> Provided material:
◇ ◇ ◇ ◇ ◇

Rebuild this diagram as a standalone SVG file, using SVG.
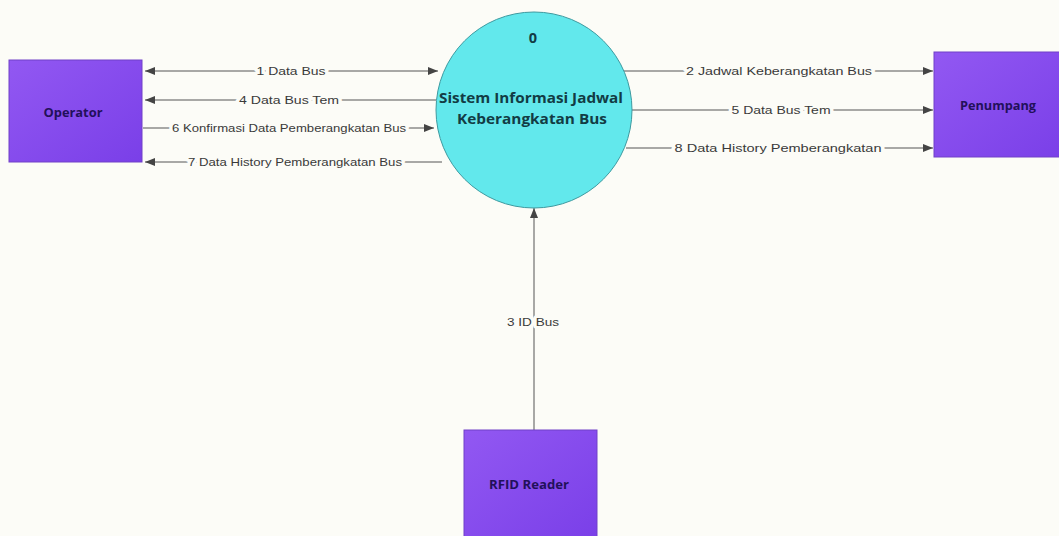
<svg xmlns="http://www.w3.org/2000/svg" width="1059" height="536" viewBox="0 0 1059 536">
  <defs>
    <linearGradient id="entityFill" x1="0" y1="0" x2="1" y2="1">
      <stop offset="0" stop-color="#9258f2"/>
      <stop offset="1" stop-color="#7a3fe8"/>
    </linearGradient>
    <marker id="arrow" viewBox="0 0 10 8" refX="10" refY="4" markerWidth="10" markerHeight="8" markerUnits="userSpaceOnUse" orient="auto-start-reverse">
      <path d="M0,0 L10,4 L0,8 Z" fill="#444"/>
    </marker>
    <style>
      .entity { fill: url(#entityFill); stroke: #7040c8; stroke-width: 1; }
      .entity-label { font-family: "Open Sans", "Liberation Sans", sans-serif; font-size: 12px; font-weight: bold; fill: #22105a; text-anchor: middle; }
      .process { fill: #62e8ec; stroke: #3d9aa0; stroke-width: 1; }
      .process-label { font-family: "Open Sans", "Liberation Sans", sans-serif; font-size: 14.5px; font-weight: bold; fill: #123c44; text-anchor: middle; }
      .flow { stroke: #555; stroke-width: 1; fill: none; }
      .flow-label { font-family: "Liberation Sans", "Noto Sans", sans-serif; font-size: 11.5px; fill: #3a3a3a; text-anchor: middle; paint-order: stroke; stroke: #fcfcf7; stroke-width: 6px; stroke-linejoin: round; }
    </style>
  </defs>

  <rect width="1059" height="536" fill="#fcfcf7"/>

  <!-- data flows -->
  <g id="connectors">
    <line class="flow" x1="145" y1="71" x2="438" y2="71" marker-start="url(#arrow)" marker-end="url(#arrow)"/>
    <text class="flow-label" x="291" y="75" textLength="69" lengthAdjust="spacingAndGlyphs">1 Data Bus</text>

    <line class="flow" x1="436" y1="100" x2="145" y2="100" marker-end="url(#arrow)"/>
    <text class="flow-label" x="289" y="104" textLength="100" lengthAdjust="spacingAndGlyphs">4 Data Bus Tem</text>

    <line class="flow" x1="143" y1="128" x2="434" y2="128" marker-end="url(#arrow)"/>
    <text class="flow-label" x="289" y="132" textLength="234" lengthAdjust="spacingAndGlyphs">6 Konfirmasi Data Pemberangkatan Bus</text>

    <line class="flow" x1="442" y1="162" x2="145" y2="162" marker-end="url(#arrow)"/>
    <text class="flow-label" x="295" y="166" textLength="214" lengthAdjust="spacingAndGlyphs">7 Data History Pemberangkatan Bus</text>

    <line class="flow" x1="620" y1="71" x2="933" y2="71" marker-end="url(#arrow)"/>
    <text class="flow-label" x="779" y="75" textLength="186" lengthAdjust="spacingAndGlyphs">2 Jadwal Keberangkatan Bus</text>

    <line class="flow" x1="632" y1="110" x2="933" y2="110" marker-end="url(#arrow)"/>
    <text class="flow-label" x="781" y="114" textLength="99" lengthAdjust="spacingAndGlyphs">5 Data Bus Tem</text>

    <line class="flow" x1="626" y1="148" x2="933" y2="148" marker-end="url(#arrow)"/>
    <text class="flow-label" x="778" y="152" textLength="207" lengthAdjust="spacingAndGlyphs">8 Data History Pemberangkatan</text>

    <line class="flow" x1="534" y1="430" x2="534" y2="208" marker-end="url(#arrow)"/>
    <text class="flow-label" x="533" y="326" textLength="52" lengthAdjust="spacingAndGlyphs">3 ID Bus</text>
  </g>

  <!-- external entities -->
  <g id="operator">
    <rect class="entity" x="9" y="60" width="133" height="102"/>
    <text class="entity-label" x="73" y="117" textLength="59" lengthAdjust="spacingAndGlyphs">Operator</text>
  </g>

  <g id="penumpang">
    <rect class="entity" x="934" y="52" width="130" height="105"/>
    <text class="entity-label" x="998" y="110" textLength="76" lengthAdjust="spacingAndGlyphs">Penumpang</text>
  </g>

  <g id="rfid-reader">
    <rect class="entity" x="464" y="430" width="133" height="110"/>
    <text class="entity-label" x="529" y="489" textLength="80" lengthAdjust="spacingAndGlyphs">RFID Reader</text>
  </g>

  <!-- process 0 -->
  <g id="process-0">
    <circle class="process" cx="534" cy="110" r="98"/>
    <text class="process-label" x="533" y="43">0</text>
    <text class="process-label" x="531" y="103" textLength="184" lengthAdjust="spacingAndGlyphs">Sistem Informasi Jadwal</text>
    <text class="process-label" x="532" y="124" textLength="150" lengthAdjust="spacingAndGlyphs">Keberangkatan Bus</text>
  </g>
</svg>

◇ ◇ ◇ ◇ ◇

> Task statement: Leave out the pictures and reproduce the rest of the listing exactly.

> Task answer:
Rebuild this diagram as a standalone SVG file, using SVG.
<svg xmlns="http://www.w3.org/2000/svg" width="1059" height="536" viewBox="0 0 1059 536">
  <defs>
    <linearGradient id="entityFill" x1="0" y1="0" x2="1" y2="1">
      <stop offset="0" stop-color="#9258f2"/>
      <stop offset="1" stop-color="#7a3fe8"/>
    </linearGradient>
    <marker id="arrow" viewBox="0 0 10 8" refX="10" refY="4" markerWidth="10" markerHeight="8" markerUnits="userSpaceOnUse" orient="auto-start-reverse">
      <path d="M0,0 L10,4 L0,8 Z" fill="#444"/>
    </marker>
    <style>
      .entity { fill: url(#entityFill); stroke: #7040c8; stroke-width: 1; }
      .entity-label { font-family: "Open Sans", "Liberation Sans", sans-serif; font-size: 12px; font-weight: bold; fill: #22105a; text-anchor: middle; }
      .process { fill: #62e8ec; stroke: #3d9aa0; stroke-width: 1; }
      .process-label { font-family: "Open Sans", "Liberation Sans", sans-serif; font-size: 14.5px; font-weight: bold; fill: #123c44; text-anchor: middle; }
      .flow { stroke: #555; stroke-width: 1; fill: none; }
      .flow-label { font-family: "Liberation Sans", "Noto Sans", sans-serif; font-size: 11.5px; fill: #3a3a3a; text-anchor: middle; paint-order: stroke; stroke: #fcfcf7; stroke-width: 6px; stroke-linejoin: round; }
    </style>
  </defs>

  <rect width="1059" height="536" fill="#fcfcf7"/>

  <!-- data flows -->
  <g id="connectors">
    <line class="flow" x1="145" y1="71" x2="438" y2="71" marker-start="url(#arrow)" marker-end="url(#arrow)"/>
    <text class="flow-label" x="291" y="75" textLength="69" lengthAdjust="spacingAndGlyphs">1 Data Bus</text>

    <line class="flow" x1="436" y1="100" x2="145" y2="100" marker-end="url(#arrow)"/>
    <text class="flow-label" x="289" y="104" textLength="100" lengthAdjust="spacingAndGlyphs">4 Data Bus Tem</text>

    <line class="flow" x1="143" y1="128" x2="434" y2="128" marker-end="url(#arrow)"/>
    <text class="flow-label" x="289" y="132" textLength="234" lengthAdjust="spacingAndGlyphs">6 Konfirmasi Data Pemberangkatan Bus</text>

    <line class="flow" x1="442" y1="162" x2="145" y2="162" marker-end="url(#arrow)"/>
    <text class="flow-label" x="295" y="166" textLength="214" lengthAdjust="spacingAndGlyphs">7 Data History Pemberangkatan Bus</text>

    <line class="flow" x1="620" y1="71" x2="933" y2="71" marker-end="url(#arrow)"/>
    <text class="flow-label" x="779" y="75" textLength="186" lengthAdjust="spacingAndGlyphs">2 Jadwal Keberangkatan Bus</text>

    <line class="flow" x1="632" y1="110" x2="933" y2="110" marker-end="url(#arrow)"/>
    <text class="flow-label" x="781" y="114" textLength="99" lengthAdjust="spacingAndGlyphs">5 Data Bus Tem</text>

    <line class="flow" x1="626" y1="148" x2="933" y2="148" marker-end="url(#arrow)"/>
    <text class="flow-label" x="778" y="152" textLength="207" lengthAdjust="spacingAndGlyphs">8 Data History Pemberangkatan</text>

    <line class="flow" x1="534" y1="430" x2="534" y2="208" marker-end="url(#arrow)"/>
    <text class="flow-label" x="533" y="326" textLength="52" lengthAdjust="spacingAndGlyphs">3 ID Bus</text>
  </g>

  <!-- external entities -->
  <g id="operator">
    <rect class="entity" x="9" y="60" width="133" height="102"/>
    <text class="entity-label" x="73" y="117" textLength="59" lengthAdjust="spacingAndGlyphs">Operator</text>
  </g>

  <g id="penumpang">
    <rect class="entity" x="934" y="52" width="130" height="105"/>
    <text class="entity-label" x="998" y="110" textLength="76" lengthAdjust="spacingAndGlyphs">Penumpang</text>
  </g>

  <g id="rfid-reader">
    <rect class="entity" x="464" y="430" width="133" height="110"/>
    <text class="entity-label" x="529" y="489" textLength="80" lengthAdjust="spacingAndGlyphs">RFID Reader</text>
  </g>

  <!-- process 0 -->
  <g id="process-0">
    <circle class="process" cx="534" cy="110" r="98"/>
    <text class="process-label" x="533" y="43">0</text>
    <text class="process-label" x="531" y="103" textLength="184" lengthAdjust="spacingAndGlyphs">Sistem Informasi Jadwal</text>
    <text class="process-label" x="532" y="124" textLength="150" lengthAdjust="spacingAndGlyphs">Keberangkatan Bus</text>
  </g>
</svg>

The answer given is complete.